A car title loan is a secured loan, using the value of your car as collateral. Your car needs to be fully paid off, or very close to it. You apply for the loan, usually at a local storefront title loan company but sometimes you can start the application online. The lender inspects the car and offers a loan based on a fraction of the value, similar to a pawn shop. A typical amount is half the wholesale value of the car.

Unlike a pawn shop, though, you don't have to actually leave the car with the lender. All you need to do is hand over the title and a set of keys. If you don't have the title, you can't legally sell the car (at least not easily), and if they have a set of keys and you don't pay, they can repossess the car easily, so that's all they need.
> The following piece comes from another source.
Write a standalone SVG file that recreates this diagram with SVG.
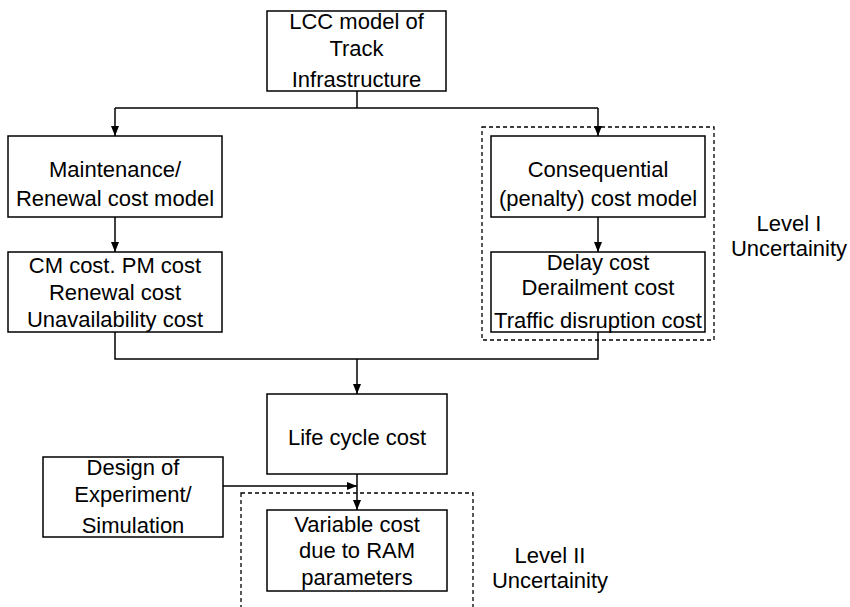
<svg xmlns="http://www.w3.org/2000/svg" width="850" height="607" viewBox="0 0 850 607">
  <style>
    .box { fill: #fff; stroke: #000; stroke-width: 1.5; }
    .zone { fill: none; stroke: #000; stroke-width: 1.3; stroke-dasharray: 4 3; }
    .wire { fill: none; stroke: #000; stroke-width: 1.5; }
    text { font-family: "Liberation Sans", Arial, sans-serif; font-size: 22px; fill: #000; text-anchor: middle; }
  </style>
  <defs>
    <marker id="arrow" viewBox="0 0 10 10" refX="10" refY="5" markerWidth="10" markerHeight="10" markerUnits="userSpaceOnUse" orient="auto">
      <path d="M0,1 L10,5 L0,9 Z" fill="#000"/>
    </marker>
  </defs>

  <rect width="850" height="607" fill="#fff"/>

  <!-- uncertainty zones -->
  <g id="zones">
    <rect class="zone" x="482" y="127" width="232" height="213"/>
    <rect class="zone" x="241" y="493" width="232" height="120"/>
  </g>

  <!-- connectors -->
  <g id="connectors">
    <path class="wire" d="M357,91 V108"/>
    <path class="wire" d="M115,108 H598"/>
    <path class="wire" d="M115,108 V136" marker-end="url(#arrow)"/>
    <path class="wire" d="M598,108 V136" marker-end="url(#arrow)"/>
    <path class="wire" d="M115,217 V252" marker-end="url(#arrow)"/>
    <path class="wire" d="M598,217 V252" marker-end="url(#arrow)"/>
    <path class="wire" d="M115,332 V359 H598 V332"/>
    <path class="wire" d="M357,359 V394" marker-end="url(#arrow)"/>
    <path class="wire" d="M357,474 V510" marker-end="url(#arrow)"/>
    <path class="wire" d="M223,486 H357" marker-end="url(#arrow)"/>
  </g>

  <g id="lcc-model">
    <rect class="box" x="267" y="11" width="179" height="80"/>
    <text x="356.5" y="29">LCC model of</text>
    <text x="356.5" y="56">Track</text>
    <text x="356.5" y="87">Infrastructure</text>
  </g>

  <g id="maintenance-model">
    <rect class="box" x="8" y="136" width="214" height="81"/>
    <text x="115" y="177">Maintenance/</text>
    <text x="115" y="206">Renewal cost model</text>
  </g>

  <g id="consequential-model">
    <rect class="box" x="491" y="136" width="214" height="81"/>
    <text x="598" y="177">Consequential</text>
    <text x="598" y="206">(penalty) cost model</text>
  </g>

  <g id="maintenance-costs">
    <rect class="box" x="8" y="252" width="214" height="80"/>
    <text x="115" y="273">CM cost. PM cost</text>
    <text x="115" y="300">Renewal cost</text>
    <text x="115" y="327">Unavailability cost</text>
  </g>

  <g id="penalty-costs">
    <rect class="box" x="491" y="252" width="214" height="80"/>
    <text x="598" y="270">Delay cost</text>
    <text x="598" y="295">Derailment cost</text>
    <text x="598" y="328">Traffic disruption cost</text>
  </g>

  <g id="level-1-label">
    <text x="789" y="231">Level I</text>
    <text x="789" y="256">Uncertainity</text>
  </g>

  <g id="life-cycle-cost">
    <rect class="box" x="267" y="394" width="180" height="80"/>
    <text x="357" y="445">Life cycle cost</text>
  </g>

  <g id="design-of-experiment">
    <rect class="box" x="43" y="457" width="180" height="80"/>
    <text x="133" y="475">Design of</text>
    <text x="133" y="502">Experiment/</text>
    <text x="133" y="533">Simulation</text>
  </g>

  <g id="variable-cost">
    <rect class="box" x="267" y="510" width="180" height="81"/>
    <text x="357" y="532">Variable cost</text>
    <text x="357" y="558">due to RAM</text>
    <text x="357" y="585">parameters</text>
  </g>

  <g id="level-2-label">
    <text x="550" y="563">Level II</text>
    <text x="550" y="588">Uncertainity</text>
  </g>
</svg>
The lender will give you the money, and you'll need to pay it back within a certain amount of time, a few weeks or a few months.

The problem with payday loans is that the expenses are high for the short amount of time you get to keep the money, but car title loans are just as expensive. If figured on the basis of an annual percentage rate, like credit cards, mortgages and other loans normally are, the interest rate of a car title loan might be several hundred percent. So there's no advantage there.

But here's what's worse. If you can't pay back a payday loan, the lender can hire a debt collector to call you and can even sue you and win. But while that's going on, you can still keep your car so you can get to work and hopefully earn enough to pay the loan back.

If you can't pay back a title loan, the lender can take your car. Think how dependent you are on your transportation. If you live in an apartment instead of owning a house, your car may be the single most valuable thing you have, but more importantly, it's the thing you need not only for everyday shopping and convenience, but for getting to work.

When you take out a car title loan, you're putting your car at risk, so think carefully before pledging such an important asset. Make sure you can pay the loan back, and look for cheaper alternatives if possible, or at least alternatives where you don't have to hand over the title and a set of keys to your car, unless you're absolutely sure you can pay the loan back.